- **What the exercise asks**: Search the material for "Clone" and show all lines that contain it.

- **Recorded data**:

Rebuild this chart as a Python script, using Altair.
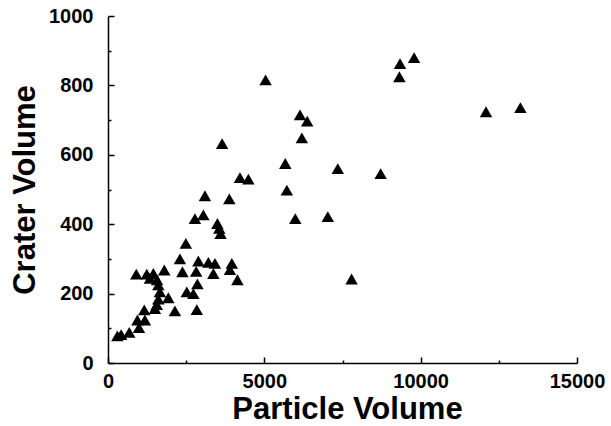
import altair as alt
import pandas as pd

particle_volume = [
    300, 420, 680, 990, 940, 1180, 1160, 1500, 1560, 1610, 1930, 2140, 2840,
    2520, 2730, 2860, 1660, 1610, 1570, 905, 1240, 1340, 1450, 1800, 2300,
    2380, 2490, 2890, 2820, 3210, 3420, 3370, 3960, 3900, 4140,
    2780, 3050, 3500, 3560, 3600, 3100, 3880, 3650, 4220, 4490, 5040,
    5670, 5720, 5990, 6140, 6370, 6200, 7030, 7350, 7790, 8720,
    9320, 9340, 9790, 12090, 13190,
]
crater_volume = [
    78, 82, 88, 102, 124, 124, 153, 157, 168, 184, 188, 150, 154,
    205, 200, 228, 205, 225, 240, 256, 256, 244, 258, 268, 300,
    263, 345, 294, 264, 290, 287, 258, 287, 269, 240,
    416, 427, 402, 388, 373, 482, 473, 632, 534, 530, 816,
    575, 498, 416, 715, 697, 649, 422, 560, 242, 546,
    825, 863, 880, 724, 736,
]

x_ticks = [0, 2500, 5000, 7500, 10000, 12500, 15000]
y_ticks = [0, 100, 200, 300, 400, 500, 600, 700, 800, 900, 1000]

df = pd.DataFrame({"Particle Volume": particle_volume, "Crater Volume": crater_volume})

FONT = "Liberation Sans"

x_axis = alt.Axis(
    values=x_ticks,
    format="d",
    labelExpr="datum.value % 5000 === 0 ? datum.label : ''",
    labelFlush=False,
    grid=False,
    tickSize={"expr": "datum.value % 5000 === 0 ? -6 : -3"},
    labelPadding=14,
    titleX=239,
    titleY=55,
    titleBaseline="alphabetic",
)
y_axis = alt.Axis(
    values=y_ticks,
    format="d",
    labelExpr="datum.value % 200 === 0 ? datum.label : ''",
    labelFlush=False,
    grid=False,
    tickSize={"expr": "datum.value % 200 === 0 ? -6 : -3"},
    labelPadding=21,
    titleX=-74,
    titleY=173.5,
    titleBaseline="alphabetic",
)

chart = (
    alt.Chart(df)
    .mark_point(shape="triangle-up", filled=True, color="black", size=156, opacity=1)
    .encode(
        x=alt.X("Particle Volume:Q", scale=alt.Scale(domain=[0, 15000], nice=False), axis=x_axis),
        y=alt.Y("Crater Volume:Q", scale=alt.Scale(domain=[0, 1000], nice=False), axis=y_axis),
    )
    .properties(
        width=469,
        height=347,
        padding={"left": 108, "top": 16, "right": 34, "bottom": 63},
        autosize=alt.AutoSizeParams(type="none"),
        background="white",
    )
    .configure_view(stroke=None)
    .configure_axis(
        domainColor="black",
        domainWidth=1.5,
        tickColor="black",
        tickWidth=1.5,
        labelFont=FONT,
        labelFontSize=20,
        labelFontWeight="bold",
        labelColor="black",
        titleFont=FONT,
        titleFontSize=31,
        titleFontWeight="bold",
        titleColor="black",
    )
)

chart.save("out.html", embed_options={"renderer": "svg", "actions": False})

---

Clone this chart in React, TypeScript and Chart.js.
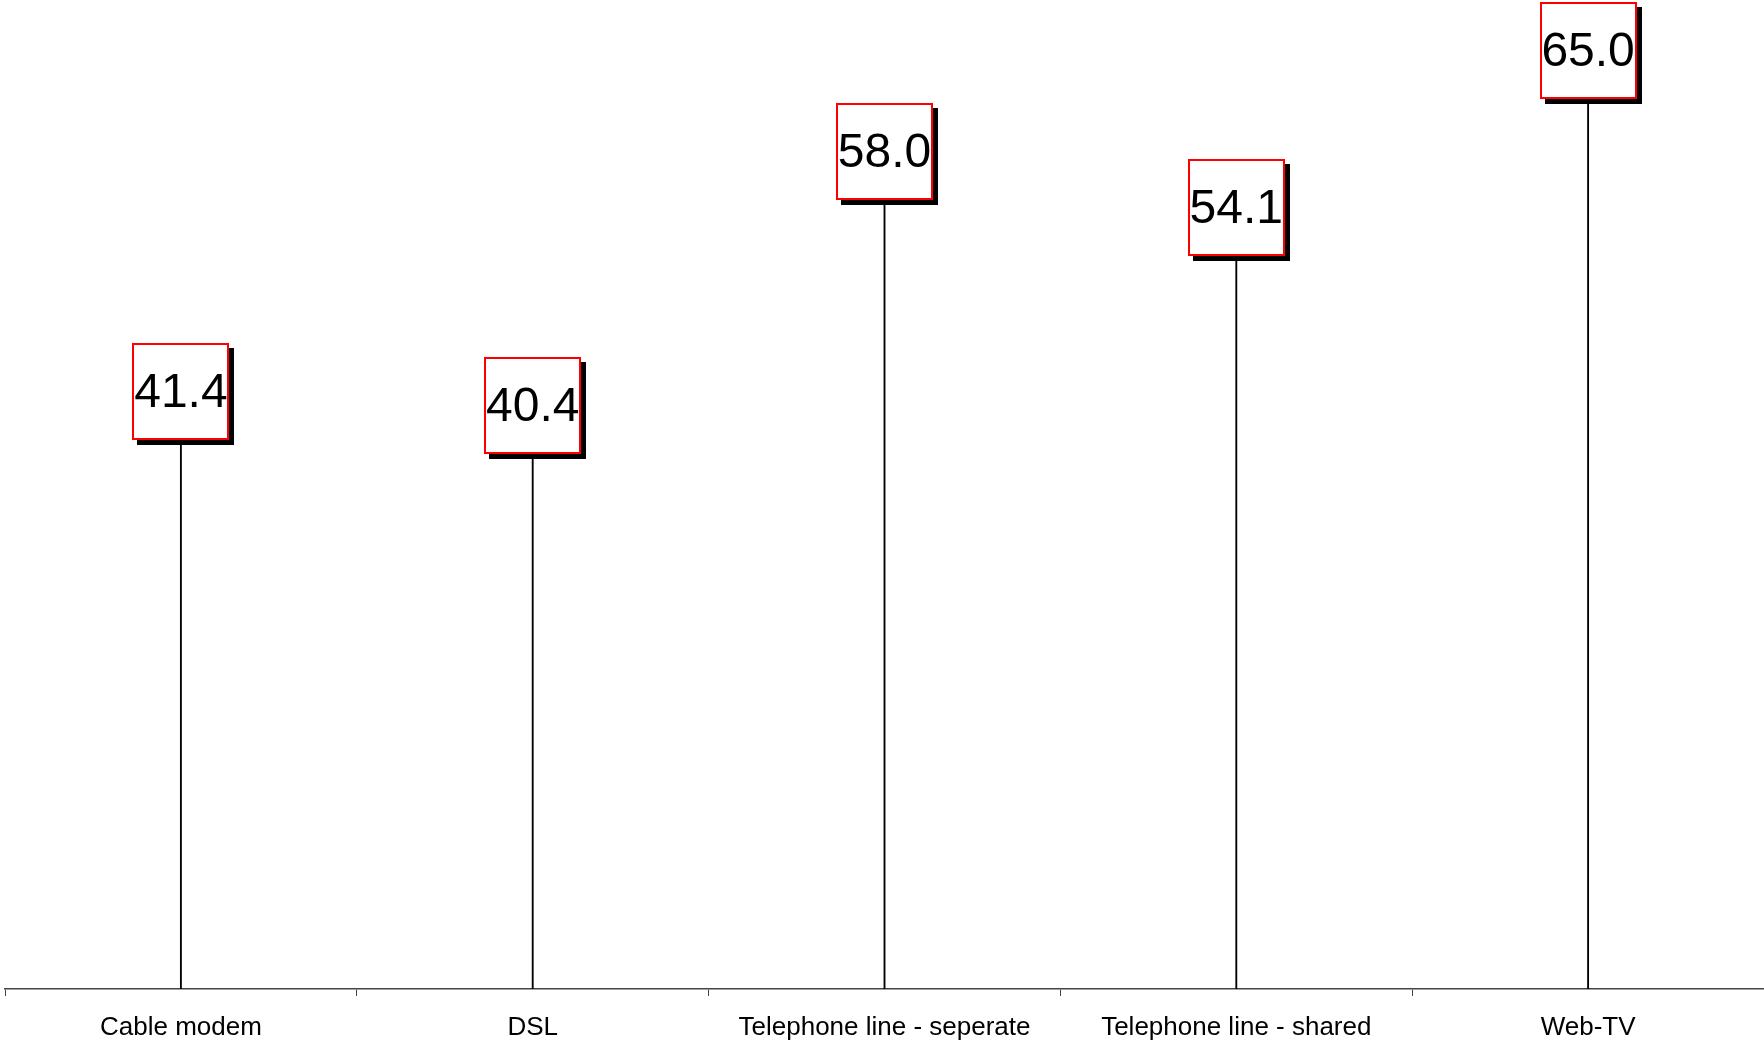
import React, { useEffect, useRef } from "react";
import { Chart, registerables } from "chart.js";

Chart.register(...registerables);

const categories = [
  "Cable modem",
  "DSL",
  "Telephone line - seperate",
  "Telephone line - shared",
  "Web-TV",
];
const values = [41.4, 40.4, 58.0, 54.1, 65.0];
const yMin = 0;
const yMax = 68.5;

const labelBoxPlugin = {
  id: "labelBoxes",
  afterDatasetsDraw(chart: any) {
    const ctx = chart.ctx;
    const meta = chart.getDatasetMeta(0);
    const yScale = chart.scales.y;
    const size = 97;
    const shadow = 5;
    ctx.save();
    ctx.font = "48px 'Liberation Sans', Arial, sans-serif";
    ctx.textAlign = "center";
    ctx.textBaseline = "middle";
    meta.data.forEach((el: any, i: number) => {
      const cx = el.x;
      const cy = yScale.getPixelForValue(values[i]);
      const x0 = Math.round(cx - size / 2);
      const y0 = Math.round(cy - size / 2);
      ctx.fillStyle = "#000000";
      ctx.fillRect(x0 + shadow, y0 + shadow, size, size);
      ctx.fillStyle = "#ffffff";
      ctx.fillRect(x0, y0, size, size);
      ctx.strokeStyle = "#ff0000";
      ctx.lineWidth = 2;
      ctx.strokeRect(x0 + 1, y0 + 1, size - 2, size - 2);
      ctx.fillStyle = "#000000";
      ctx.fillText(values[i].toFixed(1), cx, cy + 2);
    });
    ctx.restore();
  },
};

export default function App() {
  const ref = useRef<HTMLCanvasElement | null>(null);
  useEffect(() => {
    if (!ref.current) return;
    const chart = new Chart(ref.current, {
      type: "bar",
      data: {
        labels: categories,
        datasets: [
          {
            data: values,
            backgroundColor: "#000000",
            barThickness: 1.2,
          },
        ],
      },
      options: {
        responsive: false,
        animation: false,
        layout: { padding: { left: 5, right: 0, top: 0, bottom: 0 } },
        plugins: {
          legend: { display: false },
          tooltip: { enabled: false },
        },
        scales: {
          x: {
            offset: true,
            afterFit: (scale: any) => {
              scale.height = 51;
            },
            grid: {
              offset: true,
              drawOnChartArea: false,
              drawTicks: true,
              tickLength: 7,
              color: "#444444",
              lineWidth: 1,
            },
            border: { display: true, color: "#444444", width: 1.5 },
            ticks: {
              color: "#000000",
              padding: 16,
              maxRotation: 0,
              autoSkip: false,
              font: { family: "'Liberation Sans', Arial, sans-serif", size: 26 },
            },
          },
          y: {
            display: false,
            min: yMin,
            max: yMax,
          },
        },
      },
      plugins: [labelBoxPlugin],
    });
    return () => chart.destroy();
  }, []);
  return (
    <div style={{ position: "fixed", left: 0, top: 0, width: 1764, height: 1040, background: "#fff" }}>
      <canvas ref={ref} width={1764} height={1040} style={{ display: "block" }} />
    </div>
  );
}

==

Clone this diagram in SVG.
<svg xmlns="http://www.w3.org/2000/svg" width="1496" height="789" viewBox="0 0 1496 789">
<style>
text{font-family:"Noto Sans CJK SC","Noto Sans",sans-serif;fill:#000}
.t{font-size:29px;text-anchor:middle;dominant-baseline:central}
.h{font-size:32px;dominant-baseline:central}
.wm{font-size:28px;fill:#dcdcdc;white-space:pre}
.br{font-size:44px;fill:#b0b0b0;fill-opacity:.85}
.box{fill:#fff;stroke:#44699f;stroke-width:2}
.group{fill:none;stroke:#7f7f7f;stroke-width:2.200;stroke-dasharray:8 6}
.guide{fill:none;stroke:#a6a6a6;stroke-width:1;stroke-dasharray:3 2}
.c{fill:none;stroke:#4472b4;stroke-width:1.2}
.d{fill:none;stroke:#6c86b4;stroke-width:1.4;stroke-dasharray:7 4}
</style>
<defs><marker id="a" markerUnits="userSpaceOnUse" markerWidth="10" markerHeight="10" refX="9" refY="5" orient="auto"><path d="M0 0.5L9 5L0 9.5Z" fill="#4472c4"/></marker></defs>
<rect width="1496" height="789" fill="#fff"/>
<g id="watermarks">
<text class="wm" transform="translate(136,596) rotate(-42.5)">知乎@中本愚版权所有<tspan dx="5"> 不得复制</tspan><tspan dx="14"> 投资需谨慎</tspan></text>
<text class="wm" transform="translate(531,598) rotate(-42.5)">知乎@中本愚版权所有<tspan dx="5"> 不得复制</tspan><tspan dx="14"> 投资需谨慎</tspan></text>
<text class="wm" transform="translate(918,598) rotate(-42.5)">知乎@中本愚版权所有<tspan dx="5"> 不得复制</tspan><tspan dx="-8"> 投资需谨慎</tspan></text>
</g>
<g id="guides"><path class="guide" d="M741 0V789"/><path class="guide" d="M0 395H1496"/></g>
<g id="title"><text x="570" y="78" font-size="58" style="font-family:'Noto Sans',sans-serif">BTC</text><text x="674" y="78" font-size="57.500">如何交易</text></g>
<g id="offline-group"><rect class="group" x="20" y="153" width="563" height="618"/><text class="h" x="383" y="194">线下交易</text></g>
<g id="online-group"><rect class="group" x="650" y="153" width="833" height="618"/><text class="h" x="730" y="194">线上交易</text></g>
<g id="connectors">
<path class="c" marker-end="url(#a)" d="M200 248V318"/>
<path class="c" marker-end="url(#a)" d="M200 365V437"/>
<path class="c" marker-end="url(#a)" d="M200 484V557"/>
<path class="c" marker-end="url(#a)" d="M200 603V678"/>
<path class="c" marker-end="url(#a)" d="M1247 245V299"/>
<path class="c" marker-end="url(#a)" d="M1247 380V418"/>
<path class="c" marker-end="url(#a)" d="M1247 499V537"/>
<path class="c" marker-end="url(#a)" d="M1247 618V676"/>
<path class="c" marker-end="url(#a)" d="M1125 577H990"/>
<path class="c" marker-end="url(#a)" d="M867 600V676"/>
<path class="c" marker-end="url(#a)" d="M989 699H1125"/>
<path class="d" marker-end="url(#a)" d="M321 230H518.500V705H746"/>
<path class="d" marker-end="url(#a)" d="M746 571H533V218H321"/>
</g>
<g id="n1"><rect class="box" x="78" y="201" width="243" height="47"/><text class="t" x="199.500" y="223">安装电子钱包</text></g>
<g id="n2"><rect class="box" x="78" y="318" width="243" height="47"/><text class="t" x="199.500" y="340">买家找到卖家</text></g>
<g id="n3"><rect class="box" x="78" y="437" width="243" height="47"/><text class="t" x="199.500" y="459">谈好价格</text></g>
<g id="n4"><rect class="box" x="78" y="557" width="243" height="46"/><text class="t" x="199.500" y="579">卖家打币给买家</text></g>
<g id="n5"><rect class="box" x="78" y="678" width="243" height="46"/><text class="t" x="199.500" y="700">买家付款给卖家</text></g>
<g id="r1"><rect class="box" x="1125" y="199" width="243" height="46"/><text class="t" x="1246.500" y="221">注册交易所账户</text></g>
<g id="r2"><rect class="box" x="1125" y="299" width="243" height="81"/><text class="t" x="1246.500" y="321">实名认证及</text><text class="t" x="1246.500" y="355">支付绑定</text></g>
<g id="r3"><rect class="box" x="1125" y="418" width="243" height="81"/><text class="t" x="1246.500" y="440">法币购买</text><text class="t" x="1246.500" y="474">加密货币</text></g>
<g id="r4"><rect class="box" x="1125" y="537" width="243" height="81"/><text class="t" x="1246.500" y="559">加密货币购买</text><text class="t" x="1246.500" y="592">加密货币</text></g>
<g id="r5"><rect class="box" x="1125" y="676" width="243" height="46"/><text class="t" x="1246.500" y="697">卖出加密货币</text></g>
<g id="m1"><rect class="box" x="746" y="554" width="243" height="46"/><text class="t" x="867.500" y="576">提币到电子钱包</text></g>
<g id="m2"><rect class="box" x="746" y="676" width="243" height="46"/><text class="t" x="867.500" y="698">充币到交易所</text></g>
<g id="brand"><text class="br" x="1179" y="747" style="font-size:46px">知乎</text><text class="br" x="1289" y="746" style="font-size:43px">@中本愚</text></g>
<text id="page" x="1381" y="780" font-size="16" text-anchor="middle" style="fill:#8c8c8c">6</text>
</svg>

- **Result for this exercise**:
Clone this chart in React, TypeScript and Chart.js.
Clone this diagram in SVG.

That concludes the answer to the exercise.